------ Source records
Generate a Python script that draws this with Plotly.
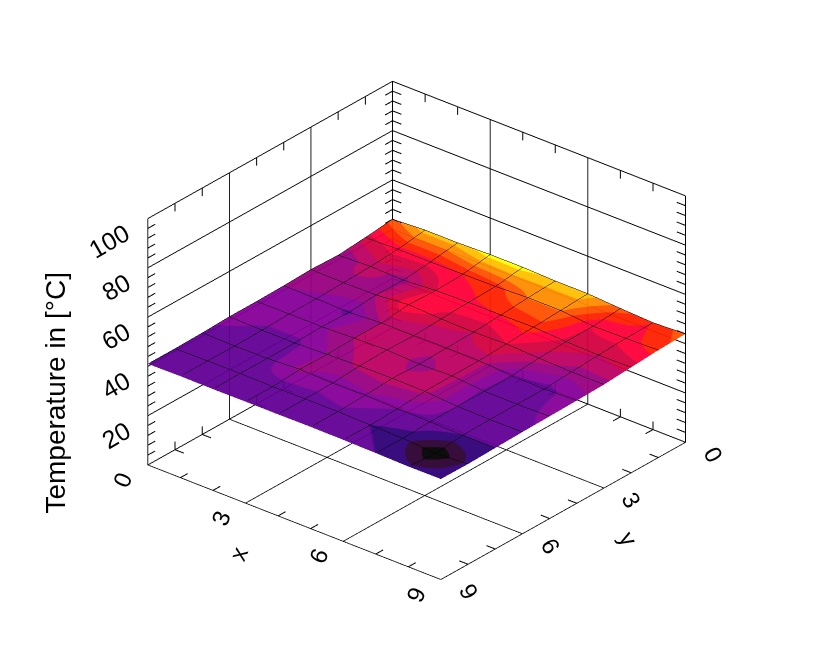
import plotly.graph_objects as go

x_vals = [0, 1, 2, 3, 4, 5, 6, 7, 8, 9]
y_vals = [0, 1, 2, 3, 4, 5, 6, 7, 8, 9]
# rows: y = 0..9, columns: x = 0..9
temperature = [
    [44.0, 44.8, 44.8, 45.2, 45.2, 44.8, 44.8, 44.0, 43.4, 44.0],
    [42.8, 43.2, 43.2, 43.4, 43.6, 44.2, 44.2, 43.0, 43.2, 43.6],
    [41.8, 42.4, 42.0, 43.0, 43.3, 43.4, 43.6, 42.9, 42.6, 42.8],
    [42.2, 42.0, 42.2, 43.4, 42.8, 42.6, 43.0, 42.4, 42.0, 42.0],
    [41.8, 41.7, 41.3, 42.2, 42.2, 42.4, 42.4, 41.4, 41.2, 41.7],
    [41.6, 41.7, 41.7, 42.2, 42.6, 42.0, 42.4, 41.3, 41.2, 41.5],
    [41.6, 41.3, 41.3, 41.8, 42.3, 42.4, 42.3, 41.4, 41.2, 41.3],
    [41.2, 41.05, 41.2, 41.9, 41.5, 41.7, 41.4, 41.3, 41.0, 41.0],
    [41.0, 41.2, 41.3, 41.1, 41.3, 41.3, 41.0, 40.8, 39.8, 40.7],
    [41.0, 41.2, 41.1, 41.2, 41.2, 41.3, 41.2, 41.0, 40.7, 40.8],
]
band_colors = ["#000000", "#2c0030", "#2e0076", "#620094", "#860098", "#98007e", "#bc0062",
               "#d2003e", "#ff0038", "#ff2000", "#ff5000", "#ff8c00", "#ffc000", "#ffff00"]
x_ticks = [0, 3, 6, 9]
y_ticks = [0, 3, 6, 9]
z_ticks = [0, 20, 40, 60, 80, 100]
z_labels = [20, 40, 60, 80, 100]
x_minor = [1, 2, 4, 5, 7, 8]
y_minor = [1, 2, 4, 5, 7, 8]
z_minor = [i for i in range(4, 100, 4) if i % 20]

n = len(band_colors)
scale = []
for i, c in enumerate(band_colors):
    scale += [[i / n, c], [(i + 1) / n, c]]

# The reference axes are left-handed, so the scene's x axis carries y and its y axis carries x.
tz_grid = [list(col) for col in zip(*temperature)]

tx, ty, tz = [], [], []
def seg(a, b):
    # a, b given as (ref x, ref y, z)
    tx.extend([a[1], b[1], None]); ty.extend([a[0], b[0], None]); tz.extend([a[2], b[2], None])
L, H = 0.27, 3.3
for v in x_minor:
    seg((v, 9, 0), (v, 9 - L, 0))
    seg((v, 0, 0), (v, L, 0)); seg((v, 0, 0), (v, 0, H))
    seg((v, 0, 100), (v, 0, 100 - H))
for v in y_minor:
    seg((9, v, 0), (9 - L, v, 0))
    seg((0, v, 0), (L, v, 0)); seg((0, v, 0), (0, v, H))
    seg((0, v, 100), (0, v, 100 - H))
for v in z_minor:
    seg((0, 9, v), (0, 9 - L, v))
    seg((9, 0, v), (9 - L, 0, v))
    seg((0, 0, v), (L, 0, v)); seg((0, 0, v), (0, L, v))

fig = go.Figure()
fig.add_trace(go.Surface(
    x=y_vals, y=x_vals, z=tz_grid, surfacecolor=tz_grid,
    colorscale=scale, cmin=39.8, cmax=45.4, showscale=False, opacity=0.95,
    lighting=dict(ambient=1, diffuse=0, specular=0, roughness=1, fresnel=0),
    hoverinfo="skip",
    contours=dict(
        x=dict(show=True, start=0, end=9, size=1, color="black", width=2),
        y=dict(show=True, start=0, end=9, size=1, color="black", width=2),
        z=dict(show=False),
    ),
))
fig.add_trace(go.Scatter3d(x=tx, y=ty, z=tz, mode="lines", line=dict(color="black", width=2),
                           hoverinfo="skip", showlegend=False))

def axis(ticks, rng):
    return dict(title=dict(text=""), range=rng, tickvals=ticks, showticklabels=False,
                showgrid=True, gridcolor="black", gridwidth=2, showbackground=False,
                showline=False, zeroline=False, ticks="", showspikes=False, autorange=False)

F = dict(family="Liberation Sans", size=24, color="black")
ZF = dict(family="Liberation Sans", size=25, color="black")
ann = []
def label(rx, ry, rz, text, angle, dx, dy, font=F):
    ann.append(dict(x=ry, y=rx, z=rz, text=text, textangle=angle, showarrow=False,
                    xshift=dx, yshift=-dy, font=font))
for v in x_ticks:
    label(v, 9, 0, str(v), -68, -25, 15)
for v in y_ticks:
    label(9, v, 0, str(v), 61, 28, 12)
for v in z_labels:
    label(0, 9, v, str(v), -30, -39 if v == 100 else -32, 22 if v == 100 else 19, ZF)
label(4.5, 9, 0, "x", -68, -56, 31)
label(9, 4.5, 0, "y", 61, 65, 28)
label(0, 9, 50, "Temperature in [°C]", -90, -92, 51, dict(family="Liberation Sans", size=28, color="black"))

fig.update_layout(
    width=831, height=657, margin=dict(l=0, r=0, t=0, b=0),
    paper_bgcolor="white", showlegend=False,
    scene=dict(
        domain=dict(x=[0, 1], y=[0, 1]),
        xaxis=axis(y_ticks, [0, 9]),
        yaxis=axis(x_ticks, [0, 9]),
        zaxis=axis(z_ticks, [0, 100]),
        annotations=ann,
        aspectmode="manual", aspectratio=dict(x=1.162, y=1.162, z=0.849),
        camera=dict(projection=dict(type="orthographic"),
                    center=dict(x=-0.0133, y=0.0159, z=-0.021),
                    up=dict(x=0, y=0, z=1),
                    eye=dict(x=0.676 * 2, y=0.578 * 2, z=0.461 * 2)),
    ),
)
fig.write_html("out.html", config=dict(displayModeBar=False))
------------
------ Source records
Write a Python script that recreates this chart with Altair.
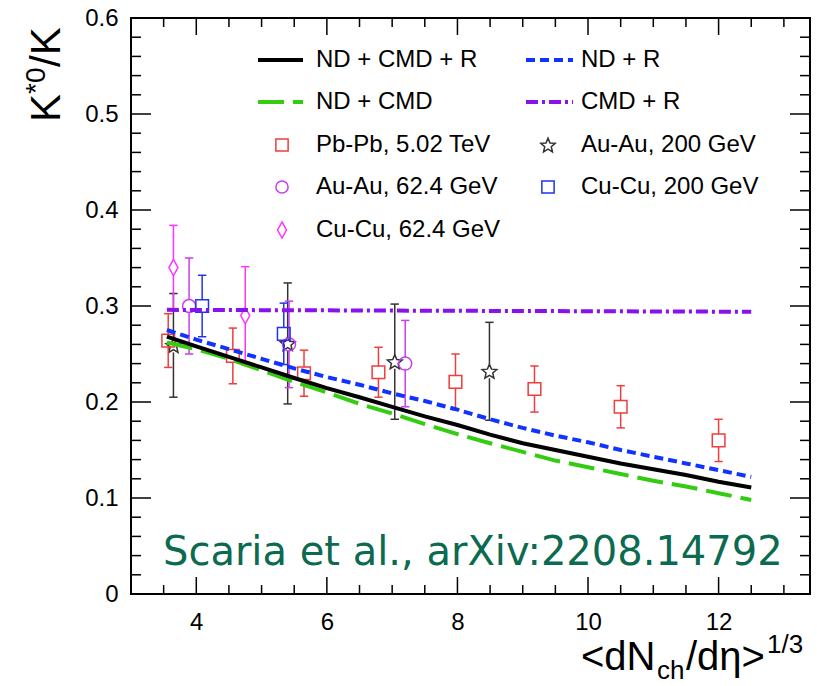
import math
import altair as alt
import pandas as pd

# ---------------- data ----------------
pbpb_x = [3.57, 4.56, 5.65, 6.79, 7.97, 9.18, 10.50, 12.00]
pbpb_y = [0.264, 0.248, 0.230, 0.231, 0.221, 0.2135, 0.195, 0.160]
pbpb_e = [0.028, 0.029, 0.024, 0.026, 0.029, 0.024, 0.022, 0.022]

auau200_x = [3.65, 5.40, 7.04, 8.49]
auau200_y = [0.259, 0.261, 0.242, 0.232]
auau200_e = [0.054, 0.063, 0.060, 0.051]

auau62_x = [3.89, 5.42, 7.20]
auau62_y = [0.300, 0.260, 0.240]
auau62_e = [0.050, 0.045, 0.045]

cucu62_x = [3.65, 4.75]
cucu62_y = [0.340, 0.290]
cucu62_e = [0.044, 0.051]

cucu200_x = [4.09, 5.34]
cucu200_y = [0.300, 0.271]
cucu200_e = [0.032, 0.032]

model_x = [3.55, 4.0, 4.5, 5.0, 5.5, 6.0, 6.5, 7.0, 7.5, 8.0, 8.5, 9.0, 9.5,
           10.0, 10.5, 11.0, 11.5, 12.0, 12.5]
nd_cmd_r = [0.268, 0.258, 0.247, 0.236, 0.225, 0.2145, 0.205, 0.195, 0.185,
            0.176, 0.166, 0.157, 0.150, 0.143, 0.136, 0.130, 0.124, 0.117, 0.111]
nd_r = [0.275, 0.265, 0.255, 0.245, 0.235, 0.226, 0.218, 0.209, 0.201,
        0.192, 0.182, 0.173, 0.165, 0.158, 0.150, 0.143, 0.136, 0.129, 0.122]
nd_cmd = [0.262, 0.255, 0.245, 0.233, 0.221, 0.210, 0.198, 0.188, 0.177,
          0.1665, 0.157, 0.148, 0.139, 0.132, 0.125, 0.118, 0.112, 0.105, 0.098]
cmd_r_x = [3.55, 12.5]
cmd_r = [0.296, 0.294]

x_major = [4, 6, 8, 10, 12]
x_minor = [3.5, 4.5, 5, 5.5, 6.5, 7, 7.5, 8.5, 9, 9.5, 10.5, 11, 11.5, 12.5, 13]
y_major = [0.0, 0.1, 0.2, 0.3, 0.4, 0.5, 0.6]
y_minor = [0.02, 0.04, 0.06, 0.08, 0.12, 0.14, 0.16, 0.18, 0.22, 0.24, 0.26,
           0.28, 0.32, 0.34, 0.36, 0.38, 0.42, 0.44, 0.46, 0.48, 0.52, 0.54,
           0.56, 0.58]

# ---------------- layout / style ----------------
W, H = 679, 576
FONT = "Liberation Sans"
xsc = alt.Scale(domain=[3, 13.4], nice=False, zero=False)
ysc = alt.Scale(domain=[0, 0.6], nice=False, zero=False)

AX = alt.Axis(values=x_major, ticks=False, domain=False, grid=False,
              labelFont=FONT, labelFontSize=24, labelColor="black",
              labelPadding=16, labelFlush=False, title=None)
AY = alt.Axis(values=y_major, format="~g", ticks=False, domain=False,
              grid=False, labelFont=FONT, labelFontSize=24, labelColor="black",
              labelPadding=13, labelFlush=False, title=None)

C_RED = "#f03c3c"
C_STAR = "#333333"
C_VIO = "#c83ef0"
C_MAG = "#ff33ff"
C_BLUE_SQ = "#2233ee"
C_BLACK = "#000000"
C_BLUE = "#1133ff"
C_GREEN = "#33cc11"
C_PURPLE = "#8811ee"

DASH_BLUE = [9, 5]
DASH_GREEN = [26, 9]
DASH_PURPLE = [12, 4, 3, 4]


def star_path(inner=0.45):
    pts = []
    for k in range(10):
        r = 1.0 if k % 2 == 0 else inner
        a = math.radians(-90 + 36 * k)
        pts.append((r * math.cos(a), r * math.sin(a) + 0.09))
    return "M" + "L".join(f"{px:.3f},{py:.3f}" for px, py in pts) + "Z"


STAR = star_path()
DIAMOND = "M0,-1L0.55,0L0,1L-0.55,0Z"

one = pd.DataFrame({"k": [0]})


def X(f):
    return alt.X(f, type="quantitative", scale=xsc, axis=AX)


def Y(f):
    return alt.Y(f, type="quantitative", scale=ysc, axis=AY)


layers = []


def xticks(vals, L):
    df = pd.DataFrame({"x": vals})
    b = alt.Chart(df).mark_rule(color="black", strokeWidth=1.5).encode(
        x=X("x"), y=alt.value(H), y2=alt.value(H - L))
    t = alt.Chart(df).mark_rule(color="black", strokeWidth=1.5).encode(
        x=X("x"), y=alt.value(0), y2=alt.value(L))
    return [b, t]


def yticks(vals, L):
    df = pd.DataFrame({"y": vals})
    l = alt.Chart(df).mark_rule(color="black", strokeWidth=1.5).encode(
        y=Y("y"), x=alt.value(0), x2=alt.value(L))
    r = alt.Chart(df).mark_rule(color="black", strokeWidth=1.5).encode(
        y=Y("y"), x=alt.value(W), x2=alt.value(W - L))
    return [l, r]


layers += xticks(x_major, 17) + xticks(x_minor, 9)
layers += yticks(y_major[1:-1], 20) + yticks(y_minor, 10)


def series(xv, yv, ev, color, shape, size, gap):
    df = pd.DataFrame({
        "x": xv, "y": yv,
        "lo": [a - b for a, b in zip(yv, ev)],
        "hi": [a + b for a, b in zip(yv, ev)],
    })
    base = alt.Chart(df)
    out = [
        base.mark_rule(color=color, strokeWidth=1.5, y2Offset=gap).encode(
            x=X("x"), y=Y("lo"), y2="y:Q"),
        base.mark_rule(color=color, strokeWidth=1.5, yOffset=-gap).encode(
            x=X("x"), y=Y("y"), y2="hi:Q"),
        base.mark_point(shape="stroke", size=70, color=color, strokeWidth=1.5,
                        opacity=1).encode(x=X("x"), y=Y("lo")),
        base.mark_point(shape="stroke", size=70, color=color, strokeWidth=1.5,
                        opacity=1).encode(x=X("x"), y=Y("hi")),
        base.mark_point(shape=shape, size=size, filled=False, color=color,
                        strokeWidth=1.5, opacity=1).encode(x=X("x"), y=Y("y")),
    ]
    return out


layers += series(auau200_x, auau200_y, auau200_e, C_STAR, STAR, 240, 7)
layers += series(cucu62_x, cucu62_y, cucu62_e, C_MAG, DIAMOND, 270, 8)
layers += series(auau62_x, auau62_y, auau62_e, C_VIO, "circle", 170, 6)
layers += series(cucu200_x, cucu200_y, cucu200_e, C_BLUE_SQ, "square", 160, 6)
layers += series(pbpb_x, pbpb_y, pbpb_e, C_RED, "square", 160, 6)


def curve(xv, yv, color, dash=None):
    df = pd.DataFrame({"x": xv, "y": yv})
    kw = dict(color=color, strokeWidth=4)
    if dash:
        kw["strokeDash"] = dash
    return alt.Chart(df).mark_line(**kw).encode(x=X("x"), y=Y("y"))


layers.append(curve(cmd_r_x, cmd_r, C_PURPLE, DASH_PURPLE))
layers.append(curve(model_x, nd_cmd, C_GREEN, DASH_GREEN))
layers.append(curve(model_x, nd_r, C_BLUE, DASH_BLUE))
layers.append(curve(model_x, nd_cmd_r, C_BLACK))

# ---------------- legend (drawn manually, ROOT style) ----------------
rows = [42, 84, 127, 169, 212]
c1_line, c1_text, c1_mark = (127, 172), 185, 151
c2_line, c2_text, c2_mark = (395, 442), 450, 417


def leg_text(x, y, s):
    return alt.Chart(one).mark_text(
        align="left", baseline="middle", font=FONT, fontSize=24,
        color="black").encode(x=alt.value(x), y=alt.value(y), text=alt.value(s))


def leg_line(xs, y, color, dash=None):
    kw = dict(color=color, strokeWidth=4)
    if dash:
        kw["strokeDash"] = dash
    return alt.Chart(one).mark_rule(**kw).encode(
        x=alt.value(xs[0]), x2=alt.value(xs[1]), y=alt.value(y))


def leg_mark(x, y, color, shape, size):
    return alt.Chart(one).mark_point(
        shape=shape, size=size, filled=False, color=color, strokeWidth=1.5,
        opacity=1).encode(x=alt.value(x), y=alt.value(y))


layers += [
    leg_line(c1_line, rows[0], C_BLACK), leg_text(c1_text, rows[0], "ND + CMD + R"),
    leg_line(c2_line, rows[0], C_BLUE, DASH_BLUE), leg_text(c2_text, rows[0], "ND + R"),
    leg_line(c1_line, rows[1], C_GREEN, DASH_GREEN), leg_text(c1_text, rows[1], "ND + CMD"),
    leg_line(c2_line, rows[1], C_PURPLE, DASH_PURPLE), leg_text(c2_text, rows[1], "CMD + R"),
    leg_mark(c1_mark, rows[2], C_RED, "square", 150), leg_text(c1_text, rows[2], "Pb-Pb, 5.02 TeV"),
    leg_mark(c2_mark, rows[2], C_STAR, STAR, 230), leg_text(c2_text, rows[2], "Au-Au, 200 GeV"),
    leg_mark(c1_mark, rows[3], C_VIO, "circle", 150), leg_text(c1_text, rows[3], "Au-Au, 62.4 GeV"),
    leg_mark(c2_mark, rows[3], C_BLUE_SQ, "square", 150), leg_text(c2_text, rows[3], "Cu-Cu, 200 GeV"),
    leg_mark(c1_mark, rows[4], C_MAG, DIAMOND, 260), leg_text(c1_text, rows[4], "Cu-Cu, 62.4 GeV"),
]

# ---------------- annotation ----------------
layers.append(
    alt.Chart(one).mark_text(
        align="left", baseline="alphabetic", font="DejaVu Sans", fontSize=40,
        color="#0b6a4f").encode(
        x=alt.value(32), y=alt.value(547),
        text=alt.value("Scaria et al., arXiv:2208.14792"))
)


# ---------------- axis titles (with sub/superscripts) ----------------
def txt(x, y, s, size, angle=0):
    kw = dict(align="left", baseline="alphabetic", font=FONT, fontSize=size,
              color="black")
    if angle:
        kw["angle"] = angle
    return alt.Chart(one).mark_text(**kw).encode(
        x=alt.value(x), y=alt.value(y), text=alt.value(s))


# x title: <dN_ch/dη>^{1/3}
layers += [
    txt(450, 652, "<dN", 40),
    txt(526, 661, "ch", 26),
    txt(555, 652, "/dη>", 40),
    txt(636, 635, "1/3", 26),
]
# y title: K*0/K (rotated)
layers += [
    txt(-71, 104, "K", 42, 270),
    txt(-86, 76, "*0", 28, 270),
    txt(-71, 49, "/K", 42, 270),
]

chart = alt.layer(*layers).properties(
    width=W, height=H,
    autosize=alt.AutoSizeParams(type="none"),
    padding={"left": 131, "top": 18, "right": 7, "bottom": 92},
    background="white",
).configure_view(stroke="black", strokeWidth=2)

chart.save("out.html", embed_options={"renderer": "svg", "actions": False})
------------
------ Source records
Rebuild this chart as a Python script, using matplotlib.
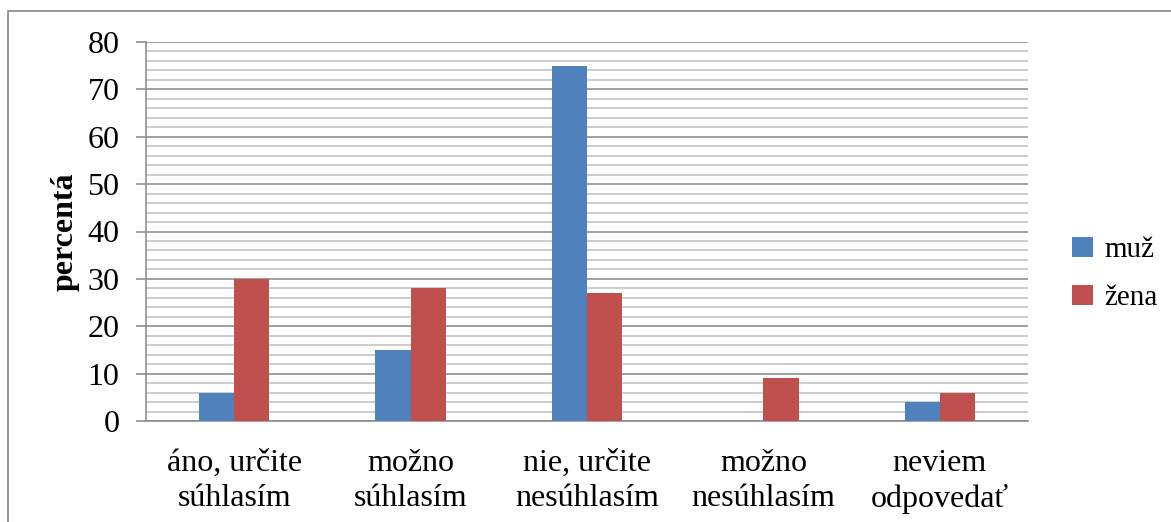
------------
> [Task objective]: Above are records; repeat only the lines from the line with "Write a Python" through the line with "import pandas as pd", and leave pictures out.

> [Task response]:
Write a Python script that recreates this chart with Altair.
import math
import altair as alt
import pandas as pd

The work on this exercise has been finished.